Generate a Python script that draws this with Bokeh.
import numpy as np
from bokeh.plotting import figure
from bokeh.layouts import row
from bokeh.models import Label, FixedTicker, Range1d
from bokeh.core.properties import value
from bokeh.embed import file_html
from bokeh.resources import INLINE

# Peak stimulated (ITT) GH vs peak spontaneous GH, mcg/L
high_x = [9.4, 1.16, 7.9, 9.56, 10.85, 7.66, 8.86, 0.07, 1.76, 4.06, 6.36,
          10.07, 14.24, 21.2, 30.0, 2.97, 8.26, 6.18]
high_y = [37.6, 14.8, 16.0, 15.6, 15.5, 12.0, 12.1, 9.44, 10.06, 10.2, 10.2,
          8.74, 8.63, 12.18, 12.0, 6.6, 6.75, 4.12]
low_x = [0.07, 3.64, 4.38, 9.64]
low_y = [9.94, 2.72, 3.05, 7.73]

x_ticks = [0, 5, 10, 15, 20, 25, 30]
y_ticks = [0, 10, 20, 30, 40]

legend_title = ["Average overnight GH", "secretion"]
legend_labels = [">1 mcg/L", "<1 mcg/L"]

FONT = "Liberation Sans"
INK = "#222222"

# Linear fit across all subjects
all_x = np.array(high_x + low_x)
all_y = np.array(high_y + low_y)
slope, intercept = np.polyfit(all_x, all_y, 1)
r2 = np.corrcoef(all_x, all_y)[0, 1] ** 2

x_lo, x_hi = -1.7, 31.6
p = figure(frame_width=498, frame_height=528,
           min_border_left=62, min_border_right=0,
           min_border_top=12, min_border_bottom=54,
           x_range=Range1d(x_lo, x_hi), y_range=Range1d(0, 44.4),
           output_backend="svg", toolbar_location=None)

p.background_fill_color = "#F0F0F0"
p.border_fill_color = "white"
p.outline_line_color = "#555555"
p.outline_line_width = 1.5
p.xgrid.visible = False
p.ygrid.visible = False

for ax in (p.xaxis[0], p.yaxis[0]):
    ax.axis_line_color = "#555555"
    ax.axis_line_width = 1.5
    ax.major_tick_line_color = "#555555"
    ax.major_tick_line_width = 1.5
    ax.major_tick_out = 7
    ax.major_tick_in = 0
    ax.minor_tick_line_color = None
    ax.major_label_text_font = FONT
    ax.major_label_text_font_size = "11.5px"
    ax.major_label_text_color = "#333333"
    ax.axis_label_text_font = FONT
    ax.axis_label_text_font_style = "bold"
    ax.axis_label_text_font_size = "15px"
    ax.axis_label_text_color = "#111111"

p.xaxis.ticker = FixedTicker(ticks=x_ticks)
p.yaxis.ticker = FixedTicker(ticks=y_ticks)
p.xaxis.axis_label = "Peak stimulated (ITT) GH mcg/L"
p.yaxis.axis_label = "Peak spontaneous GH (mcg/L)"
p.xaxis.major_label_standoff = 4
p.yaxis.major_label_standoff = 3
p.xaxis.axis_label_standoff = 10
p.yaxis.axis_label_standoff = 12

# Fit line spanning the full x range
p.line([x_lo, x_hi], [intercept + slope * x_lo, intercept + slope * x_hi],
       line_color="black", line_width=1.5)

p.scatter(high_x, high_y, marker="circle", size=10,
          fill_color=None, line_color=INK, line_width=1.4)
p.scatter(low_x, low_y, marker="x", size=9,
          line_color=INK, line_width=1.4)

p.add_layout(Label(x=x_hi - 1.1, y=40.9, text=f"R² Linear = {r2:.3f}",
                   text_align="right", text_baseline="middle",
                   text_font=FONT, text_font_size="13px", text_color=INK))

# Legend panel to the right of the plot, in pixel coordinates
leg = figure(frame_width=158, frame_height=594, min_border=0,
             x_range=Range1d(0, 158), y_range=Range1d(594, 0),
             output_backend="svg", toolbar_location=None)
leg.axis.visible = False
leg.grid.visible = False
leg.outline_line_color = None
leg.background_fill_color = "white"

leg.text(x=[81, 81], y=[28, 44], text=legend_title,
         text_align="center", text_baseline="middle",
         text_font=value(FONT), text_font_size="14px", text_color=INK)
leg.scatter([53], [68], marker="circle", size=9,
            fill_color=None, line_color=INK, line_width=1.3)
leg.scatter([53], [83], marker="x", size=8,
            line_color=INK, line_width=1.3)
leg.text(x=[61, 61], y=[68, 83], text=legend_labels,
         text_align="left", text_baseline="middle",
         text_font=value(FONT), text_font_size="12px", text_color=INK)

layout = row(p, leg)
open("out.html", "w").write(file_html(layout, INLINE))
* * *
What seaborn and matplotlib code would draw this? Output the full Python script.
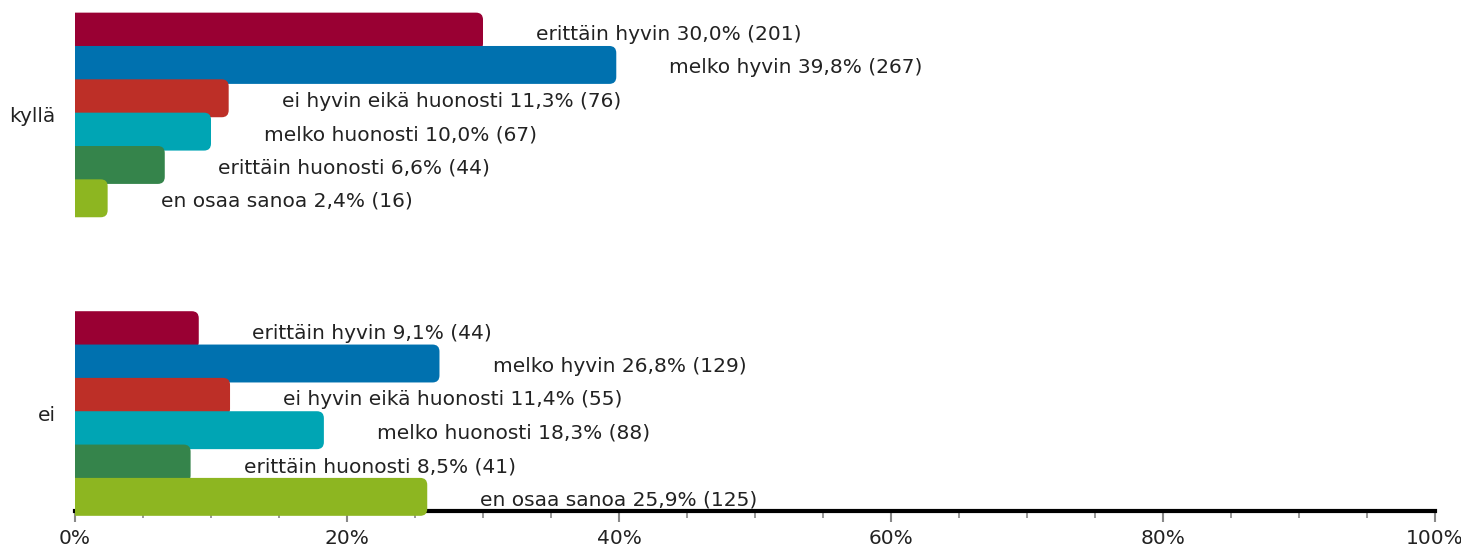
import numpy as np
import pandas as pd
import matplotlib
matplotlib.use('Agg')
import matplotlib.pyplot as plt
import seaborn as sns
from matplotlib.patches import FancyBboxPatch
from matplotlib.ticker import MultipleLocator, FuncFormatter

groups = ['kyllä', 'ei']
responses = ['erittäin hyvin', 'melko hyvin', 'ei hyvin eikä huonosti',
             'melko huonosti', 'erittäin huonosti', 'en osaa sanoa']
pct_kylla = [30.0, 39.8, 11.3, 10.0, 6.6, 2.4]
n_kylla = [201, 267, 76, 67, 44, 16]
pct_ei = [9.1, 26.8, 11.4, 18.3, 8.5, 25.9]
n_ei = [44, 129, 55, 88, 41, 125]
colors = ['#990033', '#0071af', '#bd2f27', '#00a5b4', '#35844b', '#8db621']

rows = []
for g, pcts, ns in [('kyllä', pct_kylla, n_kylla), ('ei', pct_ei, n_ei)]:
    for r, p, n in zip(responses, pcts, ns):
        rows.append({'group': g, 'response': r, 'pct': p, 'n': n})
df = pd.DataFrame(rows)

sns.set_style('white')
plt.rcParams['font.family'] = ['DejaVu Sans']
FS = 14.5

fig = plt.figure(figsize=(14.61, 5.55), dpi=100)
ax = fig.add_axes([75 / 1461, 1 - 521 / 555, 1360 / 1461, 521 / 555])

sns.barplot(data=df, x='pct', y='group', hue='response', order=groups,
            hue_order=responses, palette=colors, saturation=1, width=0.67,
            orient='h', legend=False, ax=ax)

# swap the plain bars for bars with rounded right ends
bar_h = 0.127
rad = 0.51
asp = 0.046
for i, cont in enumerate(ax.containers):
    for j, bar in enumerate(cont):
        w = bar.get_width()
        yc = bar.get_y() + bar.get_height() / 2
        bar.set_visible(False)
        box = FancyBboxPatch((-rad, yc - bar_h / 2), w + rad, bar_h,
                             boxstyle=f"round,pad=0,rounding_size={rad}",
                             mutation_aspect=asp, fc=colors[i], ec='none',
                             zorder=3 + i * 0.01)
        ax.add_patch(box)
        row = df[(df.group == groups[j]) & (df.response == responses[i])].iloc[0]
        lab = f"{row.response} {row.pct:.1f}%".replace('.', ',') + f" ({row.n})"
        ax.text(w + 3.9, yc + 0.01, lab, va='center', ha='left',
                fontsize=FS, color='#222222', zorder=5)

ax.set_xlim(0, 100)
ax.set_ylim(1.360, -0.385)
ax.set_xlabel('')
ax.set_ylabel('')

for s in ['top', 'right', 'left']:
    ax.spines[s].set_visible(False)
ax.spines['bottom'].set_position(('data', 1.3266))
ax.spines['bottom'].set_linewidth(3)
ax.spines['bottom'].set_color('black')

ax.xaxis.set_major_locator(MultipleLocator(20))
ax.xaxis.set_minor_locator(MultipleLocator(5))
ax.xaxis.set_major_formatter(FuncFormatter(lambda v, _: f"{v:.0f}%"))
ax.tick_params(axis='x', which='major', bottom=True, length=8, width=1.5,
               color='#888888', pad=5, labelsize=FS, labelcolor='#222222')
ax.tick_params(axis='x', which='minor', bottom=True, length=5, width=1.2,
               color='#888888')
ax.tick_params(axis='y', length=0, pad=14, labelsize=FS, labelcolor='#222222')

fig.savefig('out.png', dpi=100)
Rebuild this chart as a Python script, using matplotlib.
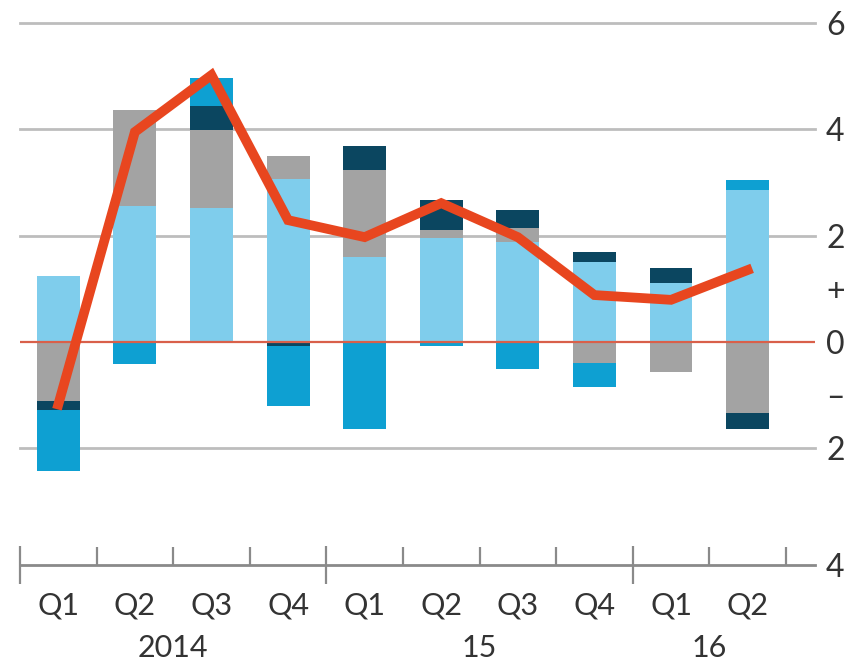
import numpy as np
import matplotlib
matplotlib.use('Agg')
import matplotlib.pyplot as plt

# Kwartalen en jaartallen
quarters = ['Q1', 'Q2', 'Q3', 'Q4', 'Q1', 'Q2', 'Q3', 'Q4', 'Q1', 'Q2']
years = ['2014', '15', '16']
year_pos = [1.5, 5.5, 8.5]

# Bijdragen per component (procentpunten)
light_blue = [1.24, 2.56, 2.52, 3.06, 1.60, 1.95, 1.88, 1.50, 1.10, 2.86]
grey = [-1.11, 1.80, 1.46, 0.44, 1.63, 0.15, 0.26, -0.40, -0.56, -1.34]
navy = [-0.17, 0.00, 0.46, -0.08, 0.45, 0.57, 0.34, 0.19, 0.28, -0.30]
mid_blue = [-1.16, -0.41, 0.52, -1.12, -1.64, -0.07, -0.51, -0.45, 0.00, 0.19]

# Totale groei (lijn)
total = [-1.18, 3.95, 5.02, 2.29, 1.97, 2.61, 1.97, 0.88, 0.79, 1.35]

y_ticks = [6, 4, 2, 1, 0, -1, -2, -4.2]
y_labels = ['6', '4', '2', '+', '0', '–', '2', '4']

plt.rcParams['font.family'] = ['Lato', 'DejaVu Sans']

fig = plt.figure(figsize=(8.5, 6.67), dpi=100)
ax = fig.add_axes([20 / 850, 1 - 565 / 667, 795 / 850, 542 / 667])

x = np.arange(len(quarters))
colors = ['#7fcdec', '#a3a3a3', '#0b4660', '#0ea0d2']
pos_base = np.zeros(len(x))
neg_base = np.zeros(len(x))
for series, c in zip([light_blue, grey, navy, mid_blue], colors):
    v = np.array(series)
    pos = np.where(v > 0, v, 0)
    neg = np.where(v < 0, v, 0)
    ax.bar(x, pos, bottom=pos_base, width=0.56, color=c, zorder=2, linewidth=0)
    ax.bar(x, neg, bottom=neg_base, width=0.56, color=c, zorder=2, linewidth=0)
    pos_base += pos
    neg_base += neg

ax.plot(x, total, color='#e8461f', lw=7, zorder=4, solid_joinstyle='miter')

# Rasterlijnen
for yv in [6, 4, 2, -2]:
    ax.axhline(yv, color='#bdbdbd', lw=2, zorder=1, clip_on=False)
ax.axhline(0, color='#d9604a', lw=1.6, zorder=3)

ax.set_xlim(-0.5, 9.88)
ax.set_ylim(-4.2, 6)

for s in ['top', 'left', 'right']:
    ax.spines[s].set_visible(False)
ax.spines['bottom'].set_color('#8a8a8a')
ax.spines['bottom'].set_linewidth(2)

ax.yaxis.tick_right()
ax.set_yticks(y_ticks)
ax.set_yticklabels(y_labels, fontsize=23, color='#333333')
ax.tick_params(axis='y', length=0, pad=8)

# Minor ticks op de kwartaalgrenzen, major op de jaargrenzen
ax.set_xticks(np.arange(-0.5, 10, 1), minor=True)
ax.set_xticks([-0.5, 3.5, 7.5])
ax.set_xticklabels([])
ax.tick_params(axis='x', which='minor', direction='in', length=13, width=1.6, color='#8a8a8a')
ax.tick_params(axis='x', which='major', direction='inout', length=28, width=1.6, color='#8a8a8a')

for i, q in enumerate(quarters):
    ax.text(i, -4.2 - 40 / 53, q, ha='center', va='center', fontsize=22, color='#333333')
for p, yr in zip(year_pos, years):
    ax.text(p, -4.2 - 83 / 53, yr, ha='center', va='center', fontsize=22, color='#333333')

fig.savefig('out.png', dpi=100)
--
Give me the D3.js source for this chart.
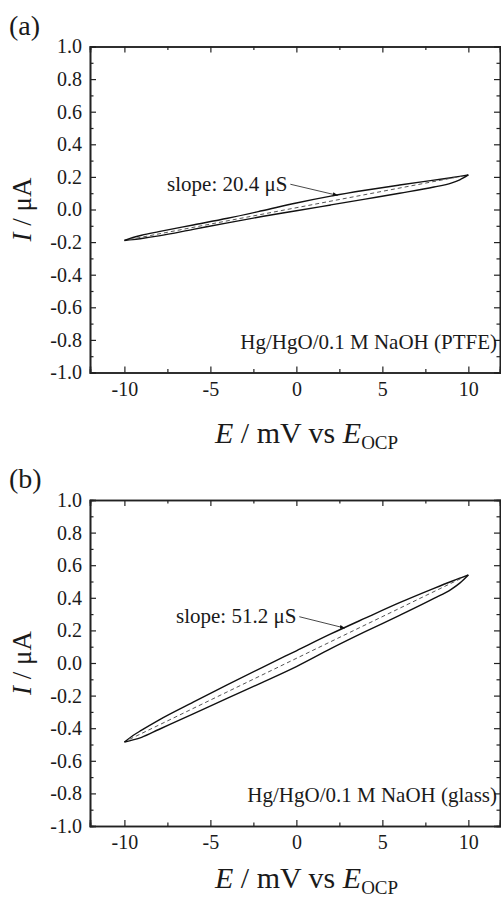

▸ Brief: Exactly repeat the lines from the line with "Generate a Python" to the line with "y_ticks = [0, 10, 20, 30, 40]", including both, and output nothing else.

▸ Right answer:
Generate a Python script that draws this with Bokeh.
import numpy as np
from bokeh.plotting import figure
from bokeh.layouts import row
from bokeh.models import Label, FixedTicker, Range1d
from bokeh.core.properties import value
from bokeh.embed import file_html
from bokeh.resources import INLINE

# Peak stimulated (ITT) GH vs peak spontaneous GH, mcg/L
high_x = [9.4, 1.16, 7.9, 9.56, 10.85, 7.66, 8.86, 0.07, 1.76, 4.06, 6.36,
          10.07, 14.24, 21.2, 30.0, 2.97, 8.26, 6.18]
high_y = [37.6, 14.8, 16.0, 15.6, 15.5, 12.0, 12.1, 9.44, 10.06, 10.2, 10.2,
          8.74, 8.63, 12.18, 12.0, 6.6, 6.75, 4.12]
low_x = [0.07, 3.64, 4.38, 9.64]
low_y = [9.94, 2.72, 3.05, 7.73]

x_ticks = [0, 5, 10, 15, 20, 25, 30]
y_ticks = [0, 10, 20, 30, 40]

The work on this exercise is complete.